▸ **MATERIAL PROVIDED**:
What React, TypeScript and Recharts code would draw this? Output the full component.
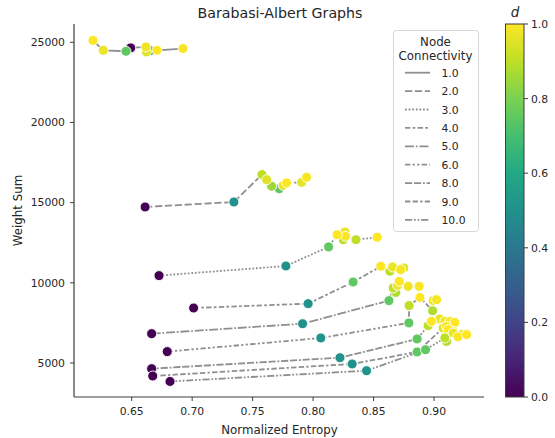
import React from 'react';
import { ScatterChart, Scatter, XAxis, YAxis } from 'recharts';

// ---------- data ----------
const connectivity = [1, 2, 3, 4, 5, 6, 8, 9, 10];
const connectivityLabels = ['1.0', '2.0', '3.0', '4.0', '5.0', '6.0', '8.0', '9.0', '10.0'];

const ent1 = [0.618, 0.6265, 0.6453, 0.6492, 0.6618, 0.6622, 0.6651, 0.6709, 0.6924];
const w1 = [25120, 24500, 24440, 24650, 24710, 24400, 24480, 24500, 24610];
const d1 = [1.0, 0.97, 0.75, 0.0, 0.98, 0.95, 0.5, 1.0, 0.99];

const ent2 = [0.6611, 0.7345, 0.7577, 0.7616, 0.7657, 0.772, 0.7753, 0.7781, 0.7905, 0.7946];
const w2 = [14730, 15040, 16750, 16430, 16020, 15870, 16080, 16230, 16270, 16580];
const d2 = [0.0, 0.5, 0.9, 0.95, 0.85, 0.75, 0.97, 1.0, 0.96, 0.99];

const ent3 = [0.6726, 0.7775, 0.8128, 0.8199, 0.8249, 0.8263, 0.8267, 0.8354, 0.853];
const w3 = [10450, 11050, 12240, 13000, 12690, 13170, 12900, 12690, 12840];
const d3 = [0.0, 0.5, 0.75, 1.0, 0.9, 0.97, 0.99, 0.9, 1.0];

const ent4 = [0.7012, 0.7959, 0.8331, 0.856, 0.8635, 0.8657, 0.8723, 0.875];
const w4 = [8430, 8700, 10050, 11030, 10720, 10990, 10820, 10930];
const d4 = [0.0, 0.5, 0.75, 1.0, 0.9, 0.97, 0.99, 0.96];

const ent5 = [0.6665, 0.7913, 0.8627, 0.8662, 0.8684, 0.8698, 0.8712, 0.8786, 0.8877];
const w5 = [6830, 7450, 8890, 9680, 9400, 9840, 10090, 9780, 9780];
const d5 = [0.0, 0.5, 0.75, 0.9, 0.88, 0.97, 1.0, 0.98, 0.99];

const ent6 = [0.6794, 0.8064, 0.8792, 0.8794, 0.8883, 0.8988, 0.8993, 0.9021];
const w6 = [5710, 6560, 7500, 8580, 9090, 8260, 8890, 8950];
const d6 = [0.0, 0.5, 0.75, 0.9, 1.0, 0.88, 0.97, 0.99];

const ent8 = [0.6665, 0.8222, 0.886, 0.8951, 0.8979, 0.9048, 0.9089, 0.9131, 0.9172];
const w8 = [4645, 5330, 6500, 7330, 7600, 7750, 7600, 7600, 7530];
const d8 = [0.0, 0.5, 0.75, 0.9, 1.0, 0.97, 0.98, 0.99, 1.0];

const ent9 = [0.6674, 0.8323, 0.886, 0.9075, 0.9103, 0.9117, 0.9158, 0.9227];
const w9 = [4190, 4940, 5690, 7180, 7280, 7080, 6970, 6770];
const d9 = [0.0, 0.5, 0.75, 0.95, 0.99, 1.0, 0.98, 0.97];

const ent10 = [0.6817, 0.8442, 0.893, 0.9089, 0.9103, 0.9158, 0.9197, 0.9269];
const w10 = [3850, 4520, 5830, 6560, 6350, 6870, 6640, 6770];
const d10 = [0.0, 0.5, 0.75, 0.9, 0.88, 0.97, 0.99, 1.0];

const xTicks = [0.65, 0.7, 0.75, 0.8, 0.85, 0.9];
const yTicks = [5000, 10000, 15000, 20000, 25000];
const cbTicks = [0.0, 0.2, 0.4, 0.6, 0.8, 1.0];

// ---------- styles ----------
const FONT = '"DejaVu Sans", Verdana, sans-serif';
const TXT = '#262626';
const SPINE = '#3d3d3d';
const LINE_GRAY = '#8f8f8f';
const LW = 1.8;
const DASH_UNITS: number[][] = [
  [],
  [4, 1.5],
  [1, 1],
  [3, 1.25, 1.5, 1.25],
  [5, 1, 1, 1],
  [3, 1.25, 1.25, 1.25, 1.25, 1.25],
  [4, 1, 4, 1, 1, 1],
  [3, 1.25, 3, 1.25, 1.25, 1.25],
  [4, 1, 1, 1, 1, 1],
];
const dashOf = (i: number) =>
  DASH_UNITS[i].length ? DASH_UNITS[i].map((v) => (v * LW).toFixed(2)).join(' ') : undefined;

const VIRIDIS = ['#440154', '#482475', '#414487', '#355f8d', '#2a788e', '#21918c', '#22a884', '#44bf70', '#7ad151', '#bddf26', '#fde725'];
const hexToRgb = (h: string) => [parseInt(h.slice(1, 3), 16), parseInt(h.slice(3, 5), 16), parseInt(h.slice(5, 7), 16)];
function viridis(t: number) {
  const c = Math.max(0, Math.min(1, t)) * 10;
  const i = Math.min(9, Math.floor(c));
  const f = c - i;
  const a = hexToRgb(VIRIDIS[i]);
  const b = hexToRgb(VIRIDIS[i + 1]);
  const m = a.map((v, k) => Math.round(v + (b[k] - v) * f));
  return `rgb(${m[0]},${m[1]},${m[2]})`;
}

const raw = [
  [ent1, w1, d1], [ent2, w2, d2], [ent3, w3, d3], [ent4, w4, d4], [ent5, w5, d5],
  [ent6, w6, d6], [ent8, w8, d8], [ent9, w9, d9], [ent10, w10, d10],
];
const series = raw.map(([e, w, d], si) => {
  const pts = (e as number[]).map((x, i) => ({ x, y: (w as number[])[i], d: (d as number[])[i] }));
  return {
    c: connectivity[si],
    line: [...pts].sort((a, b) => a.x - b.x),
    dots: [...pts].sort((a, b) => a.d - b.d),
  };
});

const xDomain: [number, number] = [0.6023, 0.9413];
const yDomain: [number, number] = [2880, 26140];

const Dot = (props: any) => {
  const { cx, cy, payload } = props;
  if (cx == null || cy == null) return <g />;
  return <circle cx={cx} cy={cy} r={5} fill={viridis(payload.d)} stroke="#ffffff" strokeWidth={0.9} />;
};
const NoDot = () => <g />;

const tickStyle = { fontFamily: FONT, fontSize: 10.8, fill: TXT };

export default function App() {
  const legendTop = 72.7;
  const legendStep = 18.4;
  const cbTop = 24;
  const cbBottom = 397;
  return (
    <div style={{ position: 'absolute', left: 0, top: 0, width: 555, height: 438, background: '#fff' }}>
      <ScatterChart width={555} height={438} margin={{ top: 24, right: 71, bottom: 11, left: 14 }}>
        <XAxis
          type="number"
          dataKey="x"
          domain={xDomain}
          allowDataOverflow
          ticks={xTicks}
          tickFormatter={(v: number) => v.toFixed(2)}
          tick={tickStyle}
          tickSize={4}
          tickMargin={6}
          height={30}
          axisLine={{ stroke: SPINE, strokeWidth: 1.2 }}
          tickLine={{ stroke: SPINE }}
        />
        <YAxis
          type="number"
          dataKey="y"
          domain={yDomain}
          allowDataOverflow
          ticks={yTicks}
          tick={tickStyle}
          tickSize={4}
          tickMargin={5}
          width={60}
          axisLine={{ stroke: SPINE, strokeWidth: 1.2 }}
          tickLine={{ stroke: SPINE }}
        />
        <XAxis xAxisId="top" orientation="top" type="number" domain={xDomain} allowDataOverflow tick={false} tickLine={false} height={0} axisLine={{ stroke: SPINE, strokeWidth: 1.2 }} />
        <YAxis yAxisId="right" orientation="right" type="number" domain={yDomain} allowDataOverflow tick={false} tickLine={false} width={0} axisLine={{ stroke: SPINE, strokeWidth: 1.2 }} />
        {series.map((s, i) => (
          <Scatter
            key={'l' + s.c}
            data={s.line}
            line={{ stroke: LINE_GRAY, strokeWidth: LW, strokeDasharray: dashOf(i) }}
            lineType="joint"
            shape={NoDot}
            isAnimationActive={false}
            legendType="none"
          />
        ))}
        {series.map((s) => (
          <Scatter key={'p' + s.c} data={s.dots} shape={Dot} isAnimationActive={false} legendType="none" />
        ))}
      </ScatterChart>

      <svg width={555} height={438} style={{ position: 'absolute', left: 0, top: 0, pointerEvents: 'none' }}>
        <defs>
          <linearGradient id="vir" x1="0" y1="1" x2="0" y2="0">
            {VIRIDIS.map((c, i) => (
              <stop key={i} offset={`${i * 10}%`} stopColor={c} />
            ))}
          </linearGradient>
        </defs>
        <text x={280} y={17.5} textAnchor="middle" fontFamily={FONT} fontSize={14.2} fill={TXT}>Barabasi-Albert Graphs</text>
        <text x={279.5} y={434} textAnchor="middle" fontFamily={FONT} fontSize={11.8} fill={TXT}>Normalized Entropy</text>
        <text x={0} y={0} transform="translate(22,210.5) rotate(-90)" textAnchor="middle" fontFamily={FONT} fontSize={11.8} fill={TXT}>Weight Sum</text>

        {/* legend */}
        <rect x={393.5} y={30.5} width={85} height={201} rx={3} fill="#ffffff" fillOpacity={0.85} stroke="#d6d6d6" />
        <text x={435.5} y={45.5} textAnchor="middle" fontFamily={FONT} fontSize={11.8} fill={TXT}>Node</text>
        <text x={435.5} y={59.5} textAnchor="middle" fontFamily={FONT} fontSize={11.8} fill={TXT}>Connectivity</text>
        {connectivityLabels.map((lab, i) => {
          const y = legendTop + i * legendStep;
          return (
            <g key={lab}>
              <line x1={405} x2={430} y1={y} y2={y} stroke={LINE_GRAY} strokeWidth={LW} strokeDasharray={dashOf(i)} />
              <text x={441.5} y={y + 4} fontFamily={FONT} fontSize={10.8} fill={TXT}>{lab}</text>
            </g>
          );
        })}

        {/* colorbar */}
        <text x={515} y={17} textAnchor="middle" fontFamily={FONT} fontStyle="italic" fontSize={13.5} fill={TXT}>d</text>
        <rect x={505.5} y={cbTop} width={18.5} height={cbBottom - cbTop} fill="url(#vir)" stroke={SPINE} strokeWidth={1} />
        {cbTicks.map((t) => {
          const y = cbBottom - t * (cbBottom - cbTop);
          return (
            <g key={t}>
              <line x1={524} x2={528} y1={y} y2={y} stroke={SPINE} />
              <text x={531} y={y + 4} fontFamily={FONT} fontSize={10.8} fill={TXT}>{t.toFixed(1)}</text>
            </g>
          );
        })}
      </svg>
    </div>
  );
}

▸ **TASK DIRECTIONS**:
Pictures are excluded; extract exactly the lines from the start of the data through the line that holds "1.0, 0.96, 0.99];", both ends included.

▸ **ANSWER TO THIS PROBLEM**:
What React, TypeScript and Recharts code would draw this? Output the full component.
import React from 'react';
import { ScatterChart, Scatter, XAxis, YAxis } from 'recharts';

// ---------- data ----------
const connectivity = [1, 2, 3, 4, 5, 6, 8, 9, 10];
const connectivityLabels = ['1.0', '2.0', '3.0', '4.0', '5.0', '6.0', '8.0', '9.0', '10.0'];

const ent1 = [0.618, 0.6265, 0.6453, 0.6492, 0.6618, 0.6622, 0.6651, 0.6709, 0.6924];
const w1 = [25120, 24500, 24440, 24650, 24710, 24400, 24480, 24500, 24610];
const d1 = [1.0, 0.97, 0.75, 0.0, 0.98, 0.95, 0.5, 1.0, 0.99];

const ent2 = [0.6611, 0.7345, 0.7577, 0.7616, 0.7657, 0.772, 0.7753, 0.7781, 0.7905, 0.7946];
const w2 = [14730, 15040, 16750, 16430, 16020, 15870, 16080, 16230, 16270, 16580];
const d2 = [0.0, 0.5, 0.9, 0.95, 0.85, 0.75, 0.97, 1.0, 0.96, 0.99];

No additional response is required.